Frist likes the plan in general, but he sees it as just a starting point and says there will have to be compromises along the way.

"Will there be adjustments? Absolutely. Again that is what the purpose of the United States congress is all about to debate look at and examine," he said.

Democrats spent the day saying the plan was tilted toward the rich, a charge Frist rejects. They also say it will drive up the deficit, but Frist says that will be worth it if it gets the economy growing again.

What ever the case, says Schieffer getting this passed won't be easy. Some Conservative Republicans believe it will take even bigger tax cuts to jump-start the economy.
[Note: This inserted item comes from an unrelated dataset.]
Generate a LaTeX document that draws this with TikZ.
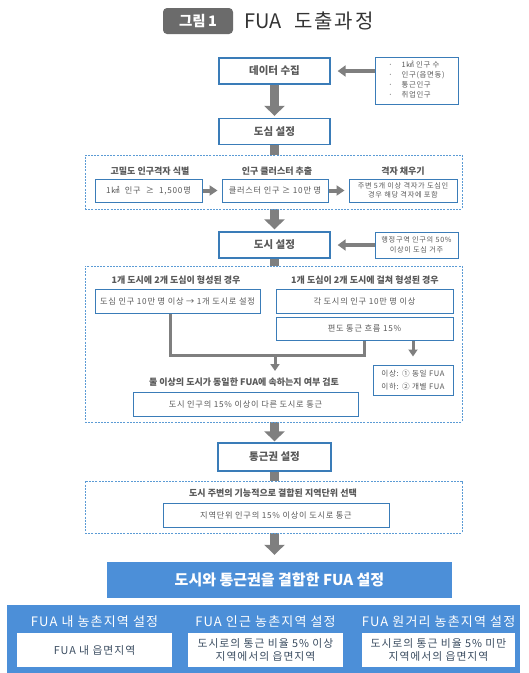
\documentclass[tikz,border=0pt]{standalone}
\usepackage{fontspec}
\setmainfont{Noto Sans CJK KR}
\newfontfamily\krsp{Noto Sans CJK KR}[LetterSpace=9]
\usetikzlibrary{arrows.meta}
\pgfdeclarelayer{bg}
\pgfsetlayers{bg,main}
\definecolor{bdr}{HTML}{3A7CB8}
\definecolor{txt}{HTML}{595959}
\definecolor{arr}{HTML}{7F7F7F}
\definecolor{dsh}{HTML}{5B9BD5}
\definecolor{fua}{HTML}{4C8FD8}
\definecolor{wtxt}{HTML}{3B4D61}
\definecolor{badge}{HTML}{6B6B6B}
\definecolor{ttl}{HTML}{333333}
\tikzset{
 mainbox/.style={draw=bdr, line width=1.3pt, fill=white, text=txt, font=\fontsize{10.5}{12}\selectfont\bfseries, minimum width=111pt, minimum height=26pt, inner sep=0pt},
 sidebox/.style={draw=bdr, line width=1pt, fill=white, text=txt, font=\krsp\fontsize{7.4}{10}\selectfont, inner sep=0pt, align=center},
 frame/.style={draw=dsh, line width=0.7pt, dash pattern=on 2pt off 1.2pt, fill=white, inner sep=0pt, minimum width=377pt},
 subhead/.style={text=txt, font=\fontsize{9}{11}\selectfont\bfseries, inner sep=0pt},
 inbox/.style={draw=bdr, line width=1pt, fill=white, text=txt, font=\krsp\fontsize{8.2}{10}\selectfont, inner sep=0pt, minimum height=24pt, align=center},
 bigarrow/.style={draw=arr, line width=9pt, -{Triangle[width=20pt,length=10pt]}},
 sidearrow/.style={draw=arr, line width=3.5pt, -{Triangle[width=11pt,length=8pt]}},
 smallarrow/.style={draw=arr, line width=4pt, -{Triangle[width=10pt,length=8pt]}},
 link/.style={draw=arr, line width=3pt, line join=miter},
 linkarrow/.style={draw=arr, line width=3pt, -{Triangle[width=9pt,length=7pt]}},
 bandhead/.style={text=white, font=\krsp\fontsize{13}{15}\selectfont, inner sep=0pt},
 whitebox/.style={fill=white, text=wtxt, font=\krsp\fontsize{10.8}{13}\selectfont, inner sep=0pt, minimum height=34pt, align=center},
}
\begin{document}
\begin{tikzpicture}[x=1pt,y=-1pt]
\useasboundingbox (0,0) rectangle (529,673);
% title
\node[fill=badge, rounded corners=4pt, minimum width=70pt, minimum height=26pt, text=white, font=\fontsize{14.5}{16}\selectfont\bfseries, inner sep=0pt] (badge) at (198,21) {그림\,1};
\node[anchor=west, text=ttl, font=\fontsize{20}{22}\selectfont, inner sep=0pt] (title) at (244,21) {FUA\hspace{13pt}{\krsp 도출과정}};
% data
\node[mainbox] (data) at (274.5,71) {데이터 수집};
\node[sidebox, minimum width=83pt, minimum height=47pt] (src) at (416.5,80.5) {\begin{tabular}{@{}l@{\hspace{9pt}}l@{}}·&1㎢ 인구 수\\ ·&인구(읍면동)\\ ·&통근인구\\ ·&취업인구\end{tabular}};
\draw[sidearrow, shorten >=7pt] (src.west |- data.east) -- (data.east);
\node[mainbox] (dosim) at (274.5,131.5) {도심 설정};
% frame 1
\node[frame, minimum height=54pt] (f1) at (273.5,182) {};
\node[subhead] (h11) at (150,171) {고밀도 인구격자 식별};
\node[subhead] (h12) at (277,171) {인구 클러스터 추출};
\node[subhead] (h13) at (403,171) {격자 채우기};
\node[inbox, minimum width=107pt, minimum height=23pt] (b11) at (148.5,190.5) {1㎢ \ 인구 \ ≥ \ 1,500명};
\node[inbox, minimum width=106pt, minimum height=23pt] (b12) at (275,190.5) {클러스터 인구 ≥ 10만 명};
\node[inbox, minimum width=108pt, minimum height=23pt, font=\krsp\fontsize{7.2}{9}\selectfont] (b13) at (403,190.5) {주변 5개 이상 격자가 도심인\\경우 해당 격자에 포함};
\draw[smallarrow, shorten >=4pt] (b11.east) -- (b12.west);
\draw[smallarrow, shorten >=4pt] (b12.east) -- (b13.west);
% dosi
\node[mainbox] (dosi) at (274.5,245) {도시 설정};
\node[sidebox, minimum width=83pt, minimum height=26pt, font=\krsp\fontsize{7.2}{10}\selectfont] (cond) at (416.5,245) {행정구역 인구의 50\%\\이상이 도심 거주};
\draw[sidearrow, shorten >=7pt] (cond.west) -- (dosi.east);
% frame 2
\node[frame, minimum height=156pt] (f2) at (273.5,344) {};
\node[subhead] (h21) at (176,280) {1개 도시에 2개 도심이 형성된 경우};
\node[subhead] (h22) at (365,280) {1개 도심이 2개 도시에 걸쳐 형성된 경우};
\node[inbox, minimum width=165pt] (b21) at (177.5,301) {도심 인구 10만 명 이상 → 1개 도시로 설정};
\node[inbox, minimum width=177pt] (b22) at (364.5,301) {각 도시의 인구 10만 명 이상};
\node[inbox, minimum width=177pt, minimum height=23pt] (b23) at (364.5,328.5) {편도 통근 흐름 15\%};
\coordinate (join) at (275,355);
\coordinate (tip) at (275,371);
\draw[link] ([xshift=-7pt]b21.south) |- (b23.south |- join) -- (b23.south);
\draw[linkarrow] (join) -- (tip);
\node[subhead] (h23) at (244,382) {둘 이상의 도시가 동일한 FUA에 속하는지 여부 검토};
\node[inbox, minimum width=225pt] (b24) at (245.5,404) {도시 인구의 15\% 이상이 다른 도시로 통근};
\node[inbox, minimum width=80pt, minimum height=30pt, font=\krsp\fontsize{7.6}{13}\selectfont] (res) at (413,380) {이상: ① 동일 FUA\\이하: ② 개별 FUA};
\draw[linkarrow, shorten >=8pt] (b23.south -| res.north) -- (res.north);
% tongeun
\node[mainbox, minimum width=113pt, minimum height=28pt] (tong) at (274.5,457) {통근권 설정};
\node[frame, minimum height=52pt] (f3) at (273.5,507) {};
\node[subhead] (h31) at (273,493) {도시 주변의 기능적으로 결합된 지역단위 선택};
\node[inbox, minimum width=226pt] (b31) at (276,515) {지역단위 인구의 15\% 이상이 도시로 통근};
% FUA
\node[fill=fua, minimum width=345pt, minimum height=36pt, text=white, font=\fontsize{15}{17}\selectfont\bfseries, inner sep=0pt] (fuabox) at (279.5,580) {도시와 통근권을 결합한 FUA 설정};
\node[fill=fua, minimum width=513pt, minimum height=68pt, inner sep=0pt] (band) at (263.5,639) {};
\node[bandhead] (g1) at (94.5,622) {FUA 내 농촌지역 설정};
\node[bandhead] (g2) at (265.5,622) {FUA 인근 농촌지역 설정};
\node[bandhead] (g3) at (438.5,622) {FUA 원거리 농촌지역 설정};
\node[whitebox, minimum width=155pt] (w1) at (94.5,650) {FUA 내 읍면지역};
\node[whitebox, minimum width=155pt] (w2) at (265.5,650) {도시로의 통근 비율 5\% 이상\\지역에서의 읍면지역};
\node[whitebox, minimum width=153pt] (w3) at (438.5,650) {도시로의 통근 비율 5\% 미만\\지역에서의 읍면지역};
% big arrows
\begin{pgfonlayer}{bg}
\draw[bigarrow, shorten >=2pt] (data.south) -- (dosim.north);
\draw[bigarrow, shorten >=2pt] (dosim.south) -- (dosi.north);
\draw[bigarrow, shorten >=1pt] (dosi.south) -- (tong.north);
\draw[bigarrow, shorten >=7pt] (tong.south) -- (tong.south |- fuabox.north);
\end{pgfonlayer}
\end{tikzpicture}
\end{document}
While some moderate Republicans and many Democrats believe more of the cuts should be directed to those in lower tax brackets. They also worry about increasing the deficit just when the possibility of war with Iraq could drive it even higher. Bottom line--no part of this plan is yet a done deal.

Though he said the nation's economy is the strongest and most resilient in the world, Mr. Bush said it needs help. To encourage consumer spending and spur investment, he called for all the taxes in the pipeline for the next three years to take effect now.

"Americans deserve to know their taxes will not be taken away," he said.

The price tag on the Bush plan was nearly twice as large as White House advisers had been considering as recently as a week ago, representing a go-for-broke effort by Mr. Bush to seize and control both the domestic and political agenda in the run-up to his 2004 re-election campaign.

Even before the president gave details of his plan, Democrats criticized his proposal as favoring the rich and doing too little to help lower-income Americans.

"The president really is investing $600 billion on an old, old Republican theory of trickle-down economics," said Rep. George Miller, D-Calif. Give it to the people who need it."

On Monday, the Democrats offered a rival plan that would expand unemployment benefits by 26 weeks and give all workers a refundable income tax rebate of up to $300 per person or $600 per working couple. States would get $31 billion for homeland security, highway, Medicaid and unemployment insurance programs.

The Democratic plan would not eliminate the taxes on stock dividends, which is the biggest element of the president's plan, and is estimated to cost $364 billion over 10 years.

On Monday, the administration estimated that under its proposal 46 million married couples would receive an average tax cut of $1,716 this year while 23 million small business owners would receive tax cuts averaging $2,042.

The administration said its package would provide $1,100 in tax relief this year to a typical family of four with two wage earners making a combined income of $39,000.

In addition to the tax relief for individuals, the president's package would boost tax relief for small businesses by expanding the amount of equipment purchases they can write off as deductions from the current $25,000 to $75,000 and index future increases to inflation.

The president's Council of Economic Advisers estimated that all the tax relief, by providing consumers and businesses with more spending power, would boost economic growth and create an additional 2.1 million jobs over the next three years.

The president also proposed as part of his plan reinstating the extended unemployment benefits which expired on Dec. 28, making the benefits retroactive for the nearly 800,000 laid off workers who lost their benefits last month.